I referred before to Discourse DB, a site I helped create, as “the first true wiki database site”, defining a wiki database as a set of data that is editable by the entire world but functions like a database. Well, there was certainly room to question that statement, since there are other, pre-existing, sites that combine wiki and database functionality in various ways. ITerating, a product-review site, and WikiTree, a genealogy site, are two examples, not to mention all the other sites that run on Semantic MediaWiki, the technology that Discourse DB itself is built on top of.
Well, now I’m on somewhat firmer ground with my statement, with the creation of the Discourse DB analysis page. This page uses data from the site that was obtained via Discourse DB’s data export, written in a format called RDF, using an RDF-specific query language called SPARQL. What does this mean? It means that anyone in the world can query Discourse DB to get its set of data. Even though the page is on the discoursedb.org domain, it’s going through the publicly-available interface to get the data, and in fact the querying to create this page was done on another server. And SPARQL is an open standard, so there’s nothing proprietary about the process.
If you check out the page you’ll also find some interesting information. Besides the basic type of information, like the political topics that appear most frequently, I programmed the script to get more in-depth information (the entire page was generated by a script). You can find out, for example, that:
- the single most-popular opinion for a column or editorial in Discourse DB to espouse is that coalition troops should not pull out of Iraq; the site 36 editorials or columns arguing that view. That’s followed closely by the opinion that the “Military Commissions Act of 2006″, the act on the treatment of enemy combatants that was passed by congress, should not have been passed; that’s an interesting matchup that suggests that there’s a divergence between what matters most to the commentariat on the left and on the right.
- the most controversial positions, meaning those with the closest split between authors arguing for and against them, are whether the United States should negotiate with Syria in order to improve the situation in Iraq, and whether the U.S. should build a fence along the Mexican border.

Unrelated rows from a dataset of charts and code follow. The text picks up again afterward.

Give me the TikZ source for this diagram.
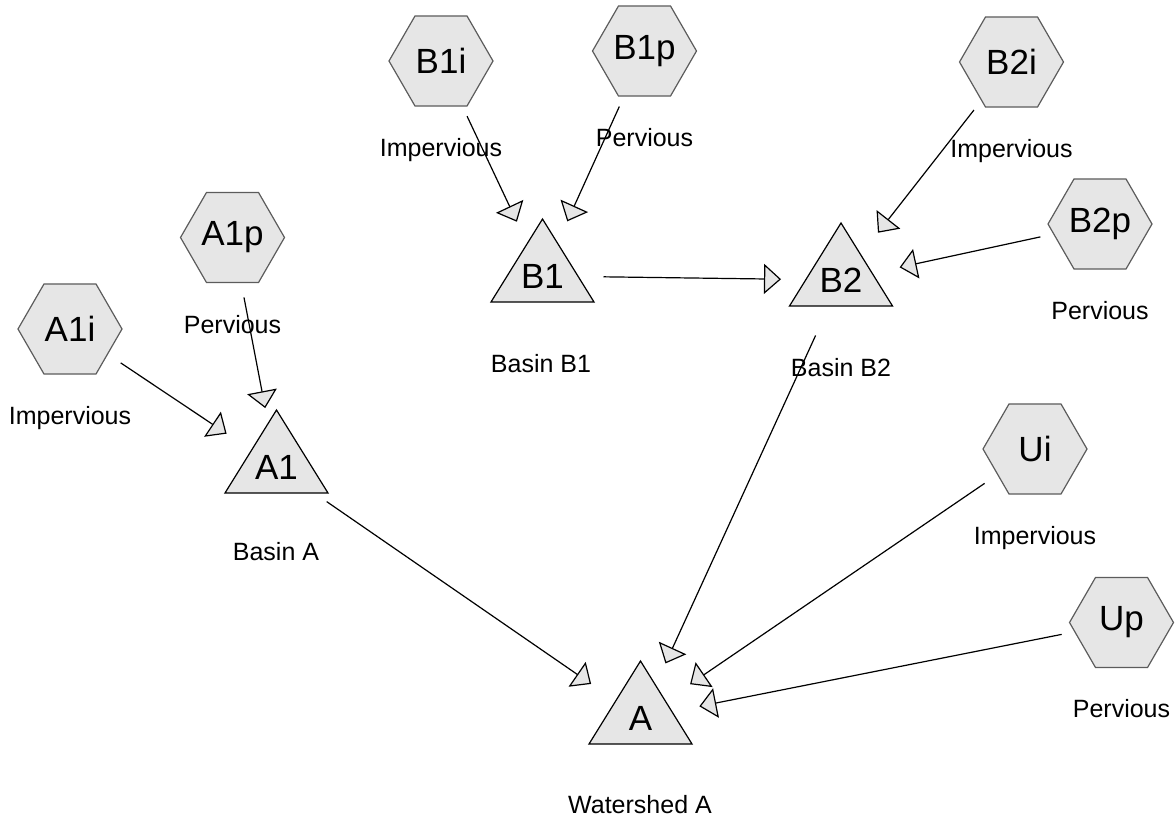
\documentclass[tikz,border=0pt]{standalone}
\usepackage{fontspec}
\setmainfont{Liberation Sans}
\usetikzlibrary{arrows.meta,shapes.geometric}
\definecolor{shapefill}{HTML}{E6E6E6}
\definecolor{hexline}{HTML}{5C5C5C}
\tikzset{
  hexnode/.style={regular polygon, regular polygon sides=6, minimum size=104pt,
    inner sep=0pt, outer sep=0pt, fill=shapefill, draw=hexline, line width=1.2pt,
    font=\fontsize{35}{40}\selectfont},
  basintext/.style={inner sep=0pt, font=\fontsize{35}{40}\selectfont},
  tribody/.style={fill=shapefill, draw=black, line width=1.2pt, line join=miter},
  lbl/.style={anchor=base, inner sep=0pt, font=\fontsize{25}{30}\selectfont},
  flow/.style={draw=black, line width=1.2pt, shorten <=61pt, shorten >=60pt,
    -{Triangle[width=30pt,length=17pt,fill=shapefill]}},
}
\newcommand\basinnode[4]{%
  \filldraw[tribody] (#2-51.5,#3+26) -- (#2+51.5,#3+26) -- (#2,#3-57) -- cycle;
  \node[basintext] (#1) at (#2,#3) {#4};}
\begin{document}
\begin{tikzpicture}[x=1pt,y=-1pt]
\useasboundingbox (0,0) rectangle (1175,824);
% hexagons
\node[hexnode] (A1i) at (70,329) {A1i};
\node[hexnode] (A1p) at (232.5,237.5) {A1p};
\node[hexnode] (B1i) at (441,61) {B1i};
\node[hexnode] (B1p) at (644.5,51) {B1p};
\node[hexnode] (B2i) at (1011.5,62) {B2i};
\node[hexnode] (B2p) at (1100,224) {B2p};
\node[hexnode] (Ui) at (1035,449) {Ui};
\node[hexnode] (Up) at (1121.5,622.5) {Up};
% basins
\basinnode{A1}{276.5}{467}{A1}
\basinnode{B1}{542.5}{276}{B1}
\basinnode{B2}{841}{280}{B2}
\basinnode{A}{640.5}{718}{A}
% labels
\node[lbl] (lA1i) at (70,424.5) {Impervious};
\node[lbl] (lA1p) at (232.5,333) {Pervious};
\node[lbl] (lB1i) at (441,156.5) {Impervious};
\node[lbl] (lB1p) at (644.5,146.5) {Pervious};
\node[lbl] (lB2i) at (1011.5,157.5) {Impervious};
\node[lbl] (lB2p) at (1100,319) {Pervious};
\node[lbl] (lUi) at (1035,544.5) {Impervious};
\node[lbl] (lUp) at (1121.5,717) {Pervious};
\node[lbl] (lA1) at (276,560) {Basin A};
\node[lbl] (lB1) at (541,372) {Basin B1};
\node[lbl] (lB2) at (841,376) {Basin B2};
\node[lbl] (lA) at (640,813) {Watershed A};
% connectors
\draw[flow] (A1i.center) -- (A1.center);
\draw[flow] (A1p.center) -- (A1.center);
\draw[flow] (B1i.center) -- (B1.center);
\draw[flow] (B1p.center) -- (B1.center);
\draw[flow] (B1.center) -- (B2.center);
\draw[flow] (B2i.center) -- (B2.center);
\draw[flow] (B2p.center) -- (B2.center);
\draw[flow] (A1.center) -- (A.center);
\draw[flow] (B2.center) -- (A.center);
\draw[flow] (Ui.center) -- (A.center);
\draw[flow] (Up.center) -- (A.center);
\end{tikzpicture}
\end{document}
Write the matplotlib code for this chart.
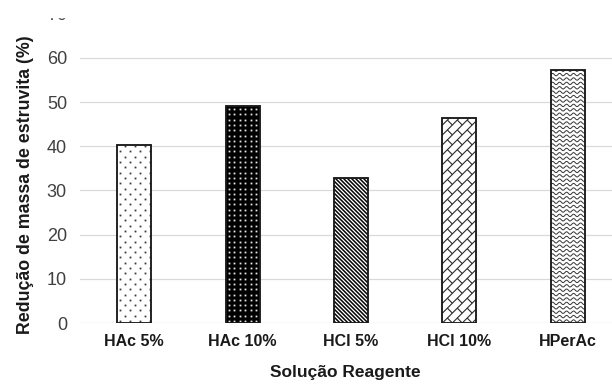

- the least controversial position is that China should put pressure on North Korea to end its nuclear ambitions: 21 editorials or columns have been written arguing that, and none against or even mixed on the issue.
- the two “authors” who have agreed on the most issues are The Wall Street Journal editorial board and The Washington Times editorial board, with 9 opinions in common. The individual authors who have agreed on the most issues are neoconservative writers William Kristol and Robert Kagan (not very interesting, since most of those columns were jointly-written).
- the two “authors” who have disagreed on the most issues are, maybe not surprisingly, The New York Times editorial board and The Wall Street Journal editorial board. The individual authors who have disagreed on the most issues are right-wing Charles Krauthammer and left-wing Chicago Tribune columnist Steve Chapman.
Now, none of this is entirely scientific; I’m not planning to try to get these results published in a public policy journal. The biggest issue is the spottiness of the information; the site is built to be able to hold opinion columns and such from any time in the past, but in reality there isn’t much from before three months or so ago. So while I can’t really vouch for the amount of truth contained in the data, I think it’s a good proof-of-concept of wiki-database querying and maybe semantic web querying in general.
1f52